In my scribbles, the puzzle came down to the following question: What are four numbers in which the addition or subtraction of one, two, three, or four of these numbers equals 1, 2, 3, ... 40?
Rough Work
I started by selecting masses of 1, 2, 3, and 4 grams. Under the question, this permitted the scale to balance all masses 1, 2, 3, ... 10 grams. With masses of 2, 3, 4, and 5 grams, I could balance all masses from 1 to 14 grams. However, with masses of 3, 4, 5, 6, I could not reach masses of 12, 14, 16, or 17 grams.

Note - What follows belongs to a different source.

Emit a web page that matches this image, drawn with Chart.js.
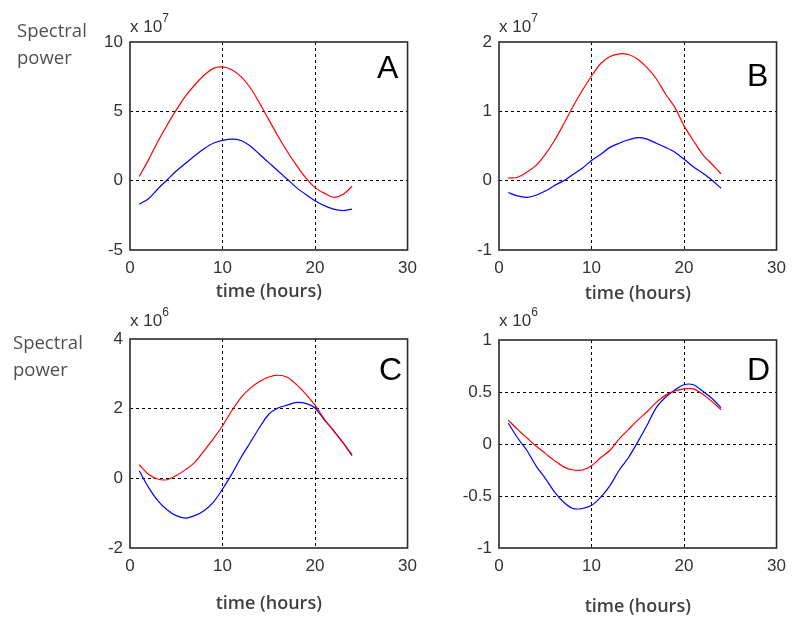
<!DOCTYPE html>
<html>
<head>
<meta charset="utf-8">
<script src="https://cdn.jsdelivr.net/npm/chart.js@4.4.1/dist/chart.umd.min.js"></script>
<style>
    body { margin: 0; background: #fff; }
    #wrap { position: relative; width: 794px; height: 622px; overflow: hidden; }
    canvas { position: absolute; }
    .ylab { position: absolute; font-family: "Open Sans", sans-serif; font-size: 18.5px; color: #505050; line-height: 27px; }
    .expo { position: absolute; font-family: "Liberation Sans", Arial, sans-serif; font-size: 17px; color: #333; }
    .expo sup { font-size: 12px; position: relative; top: -3px; }
    .letter { position: absolute; font-family: "Liberation Sans", Arial, sans-serif; font-size: 32px; color: #000; line-height: 32px; }
</style>
</head>
<body>
<div id="wrap">
    <canvas id="chartA" width="345" height="310" style="left:80px;top:0px"></canvas>
    <canvas id="chartB" width="345" height="310" style="left:449px;top:0px"></canvas>
    <canvas id="chartC" width="345" height="322" style="left:80px;top:300px"></canvas>
    <canvas id="chartD" width="345" height="322" style="left:449px;top:300px"></canvas>

    <div class="ylab" style="left:17px;top:16px">Spectral<br>power</div>
    <div class="ylab" style="left:13px;top:328px">Spectral<br>power</div>

    <div class="expo" style="left:130px;top:14px">x 10<sup>7</sup></div>
    <div class="expo" style="left:499px;top:14px">x 10<sup>7</sup></div>
    <div class="expo" style="left:130px;top:308px">x 10<sup>6</sup></div>
    <div class="expo" style="left:499px;top:308px">x 10<sup>6</sup></div>

    <div class="letter" style="left:377px;top:51px">A</div>
    <div class="letter" style="left:747px;top:59px">B</div>
    <div class="letter" style="left:379px;top:353px">C</div>
    <div class="letter" style="left:747px;top:353px">D</div>
</div>

<script>
// Hours sampled along the x axis
const hours = [1, 2, 3, 4, 5, 6, 7, 8, 9, 10, 11, 12, 13, 14, 15, 16, 17, 18, 19, 20, 21, 22, 23, 24];
const xTicks = [0, 10, 20, 30];

// Panel A (x 10^7)
const redA = [0.3, 1.5, 2.8, 4.0, 5.1, 6.1, 6.9, 7.6, 8.1, 8.2, 8.0, 7.5, 6.7, 5.6, 4.4, 3.2, 2.1, 1.1, 0.2, -0.5, -0.9, -1.2, -1.0, -0.4];
const blueA = [-1.7, -1.3, -0.6, 0.05, 0.7, 1.25, 1.8, 2.3, 2.7, 2.9, 3.0, 2.9, 2.5, 1.9, 1.3, 0.7, 0.1, -0.5, -1.0, -1.45, -1.8, -2.05, -2.15, -2.05];
const yTicksA = [-5, 0, 5, 10];

// Panel B (x 10^7)
const redB = [0.04, 0.05, 0.12, 0.22, 0.38, 0.58, 0.82, 1.07, 1.3, 1.51, 1.69, 1.79, 1.83, 1.82, 1.75, 1.63, 1.47, 1.25, 1.06, 0.79, 0.58, 0.38, 0.24, 0.1];
const blueB = [-0.17, -0.22, -0.24, -0.21, -0.15, -0.07, 0.0, 0.09, 0.18, 0.29, 0.38, 0.48, 0.54, 0.59, 0.62, 0.6, 0.54, 0.48, 0.41, 0.31, 0.2, 0.11, 0.01, -0.11];
const yTicksB = [-1, 0, 1, 2];

// Panel C (x 10^6)
const redC = [0.39, 0.12, -0.02, -0.04, 0.08, 0.25, 0.46, 0.79, 1.13, 1.51, 1.94, 2.32, 2.59, 2.78, 2.91, 2.96, 2.9, 2.69, 2.42, 2.1, 1.7, 1.37, 1.03, 0.68];
const blueC = [0.22, -0.26, -0.64, -0.9, -1.07, -1.14, -1.07, -0.93, -0.69, -0.31, 0.12, 0.6, 1.03, 1.46, 1.84, 2.02, 2.1, 2.18, 2.15, 2.02, 1.68, 1.37, 1.03, 0.65];
const yTicksC = [-2, 0, 2, 4];

// Panel D (x 10^6)
const redD = [0.23, 0.14, 0.06, -0.02, -0.09, -0.16, -0.22, -0.25, -0.25, -0.21, -0.13, -0.06, 0.05, 0.14, 0.23, 0.31, 0.4, 0.47, 0.51, 0.53, 0.53, 0.48, 0.41, 0.33];
const blueD = [0.2, 0.06, -0.06, -0.21, -0.33, -0.46, -0.56, -0.62, -0.62, -0.59, -0.51, -0.4, -0.25, -0.13, 0.02, 0.18, 0.35, 0.45, 0.52, 0.57, 0.57, 0.51, 0.44, 0.35];
const yTicksD = [-1, -0.5, 0, 0.5, 1];

// Box around the plot area
const frame = {
    id: 'frame',
    afterDraw(chart) {
        const a = chart.chartArea;
        const ctx = chart.ctx;
        ctx.save();
        ctx.strokeStyle = '#2a2a2a';
        ctx.lineWidth = 1.6;
        ctx.strokeRect(a.left, a.top, a.right - a.left, a.bottom - a.top);
        ctx.restore();
    }
};

function toPoints(ys) {
    return hours.map(function(h, i) { return { x: h, y: ys[i] }; });
}

function innerGrid(ticks) {
    return function(c) {
        const v = c.tick.value;
        return (v === ticks[0] || v === ticks[ticks.length - 1]) ? 'rgba(0,0,0,0)' : '#000';
    };
}

function makePanel(id, red, blue, yTicks, pad, xHeight, titlePad) {
    const tickFont = { family: '"Liberation Sans", Arial, sans-serif', size: 17 };
    new Chart(document.getElementById(id), {
        type: 'line',
        data: {
            datasets: [
                { data: toPoints(red), borderColor: '#ff0000', borderWidth: 1.2, pointRadius: 0, tension: 0.3 },
                { data: toPoints(blue), borderColor: '#0000ff', borderWidth: 1.2, pointRadius: 0, tension: 0.3 }
            ]
        },
        options: {
            responsive: false,
            animation: false,
            layout: { padding: pad },
            plugins: { legend: { display: false }, tooltip: { enabled: false } },
            scales: {
                x: {
                    type: 'linear',
                    min: xTicks[0],
                    max: xTicks[xTicks.length - 1],
                    afterBuildTicks: function(s) { s.ticks = xTicks.map(function(v) { return { value: v }; }); },
                    afterFit: function(s) { s.height = xHeight; },
                    grid: { color: innerGrid(xTicks), drawTicks: false, lineWidth: 1 },
                    border: { display: false, dash: [3, 3] },
                    ticks: { padding: 8, color: '#333', font: tickFont, maxRotation: 0, callback: function(v) { return String(v); } },
                    title: {
                        display: true,
                        text: 'time (hours)',
                        color: '#404040',
                        font: { family: '"Open Sans", sans-serif', size: 18, weight: '600' },
                        padding: { top: 0, bottom: titlePad }
                    }
                },
                y: {
                    min: yTicks[0],
                    max: yTicks[yTicks.length - 1],
                    afterBuildTicks: function(s) { s.ticks = yTicks.map(function(v) { return { value: v }; }); },
                    afterFit: function(s) { s.width = 50; },
                    grid: { color: innerGrid(yTicks), drawTicks: false, lineWidth: 1 },
                    border: { display: false, dash: [3, 3] },
                    ticks: { padding: 7, color: '#333', font: tickFont, callback: function(v) { return String(v); } }
                }
            }
        },
        plugins: [frame]
    });
}

makePanel('chartA', redA, blueA, yTicksA, { top: 42, right: 13, left: 0, bottom: 0 }, 60, 7);
makePanel('chartB', redB, blueB, yTicksB, { top: 42, right: 12, left: 0, bottom: 0 }, 60, 5);
makePanel('chartC', redC, blueC, yTicksC, { top: 39, right: 13, left: 0, bottom: 0 }, 74, 7);
makePanel('chartD', redD, blueD, yTicksD, { top: 40, right: 12, left: 0, bottom: 0 }, 74, 4);
</script>
</body>
</html>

I then tried 1, 3, 5, 7 and this worked for all masses 1 to 16 grams. However, when I tried 3, 5, 7, and 11 I could not get 21 grams. I noticed there were redundant combinations to produce certain masses, such as 2 for instance. I went back in my development to state that I needed 1 or a difference of 1. This rule holds true for all numbers up to 40. I then approached the problem with using prime numbers. 1, 3, 7, 13 work to balance masses of 1 to 24 grams. However, when I kept increasing the fourth mass, I reached the set of 1, 3, 11, and 19 where I couldn't balance 24 grams.
After a few days, I returned to my sheet of scribbles to realize that I could follow an more general approach.
A Solution
Consider a, b, c, d whole numbers.
For a = 1, b = 2, we have the ability to balance 1, 2, and 3 grams. Therefore, for any c, we can balance masses that equal c as well as plus or minus 1, 2, or 3 grams.

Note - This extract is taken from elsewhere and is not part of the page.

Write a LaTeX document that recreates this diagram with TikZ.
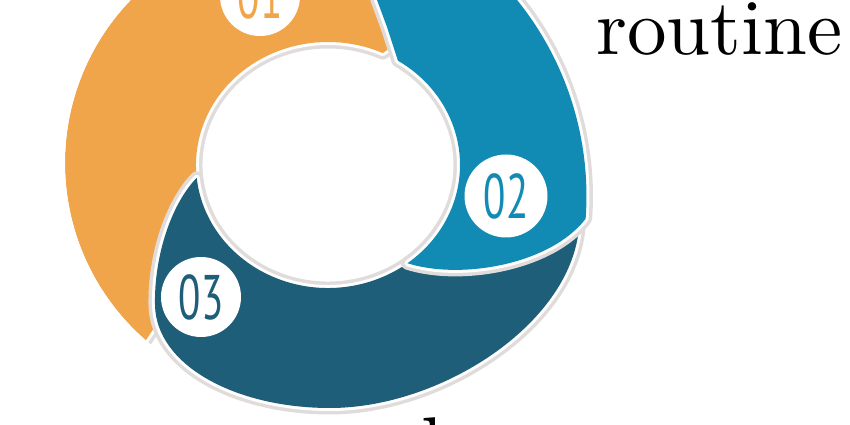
\documentclass[tikz,border=0pt]{standalone}
\usepackage{fontspec}
\newfontfamily\numfont{PT Sans}
\newfontfamily\wordfont{lmroman10-regular.otf}
\definecolor{orng}{HTML}{F1A54B}
\definecolor{blu}{HTML}{118BB3}
\definecolor{tl}{HTML}{1F5E78}
\definecolor{shd}{HTML}{E0DCDB}
\tikzset{
  seg/.style={preaction={draw=shd,line width=13pt,line join=round},
              preaction={draw=white,line width=6pt,line join=round}},
  numcirc/.style={circle,fill=white,inner sep=0pt},
  num/.style={font=\numfont\fontsize{63}{63}\selectfont,inner sep=0pt},
  bigword/.style={font=\wordfont\fontsize{79}{79}\selectfont,inner sep=0pt,anchor=base west}
}
\begin{document}
\begin{tikzpicture}[x=1pt,y=1pt]
\useasboundingbox (0,0) rectangle (850,425);
\clip (0,0) rectangle (850,425);
% orange segment
\path[seg,fill=orng]
  (165.2,454.5) arc[start angle=125,end angle=229,radius=235pt]
  -- (156,100) -- (175,140) -- (195,180) -- (206,205) -- (208.37,208.02)
  arc[start angle=205,end angle=65.5,x radius=132pt,y radius=123pt]
  -- (412,392) -- (430,460) -- cycle;
% no glow on the outer rim of the orange part
\draw[white,line width=14pt] (300,262) ++(125:242) arc[start angle=125,end angle=231,radius=242pt];
% teal segment
\path[seg,fill=tl]
  (196.72,247.14) .. controls (172,222) and (154,170) .. (155,120)
  .. controls (156,60) and (235,17) .. (330,17)
  .. controls (440,17) and (570,100) .. (579,197)
  -- (578,235) -- (520,222) -- (447.63,208.02)
  arc[start angle=-25,end angle=-174,x radius=132pt,y radius=123pt]
  -- cycle;
% blue segment
\path[seg,fill=blu]
  (397.95,364.31) -- (387,398) -- (377,425) -- (370,460) -- (483.4,460.5)
  arc[start angle=48,end angle=-4.2,radius=311.5pt]
  .. controls (550,160) and (460,145) .. (407.44,161.77)
  arc[start angle=-53,end angle=58,x radius=132pt,y radius=123pt]
  -- cycle;
% number badges
\node[numcirc,minimum size=80pt] (c1) at (260,429) {};
\node[num,text=orng] (n1) at (c1) {\scalebox{0.65}[1]{01}};
\node[numcirc,minimum size=83pt] (c2) at (506,229) {};
\node[num,text=blu] (n2) at (c2) {\scalebox{0.65}[1]{02}};
\node[numcirc,minimum size=80pt] (c3) at (201,128) {};
\node[num,text=tl] (n3) at (c3) {\scalebox{0.65}[1]{03}};
% words
\node[bigword] (title) at (596,370) {routine};
\node[bigword] (bottomword) at (421,-47) {l};
\end{tikzpicture}
\end{document}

For a = 1, b = 3, we can balance 1, 2, 3, and 4 grams. For a continuous balance (with maximum combinations for a, b, c) we must have c such that 4 grams less than c is 4 + 1. Therefore, consider c = 9. With 1, 3, and 9 we can balance masses of 1 to 13 grams. Under the same idea, in choosing d, we let d = 27. Therefore, we may balance masses of 1 to 40 grams. Thus, a solution for the four masses is 1, 3, 9, and 27 grams.
Are there other solutions? I don't think so with only four masses. However, I will have to think about it and I look forward to seeing what my classmates have done.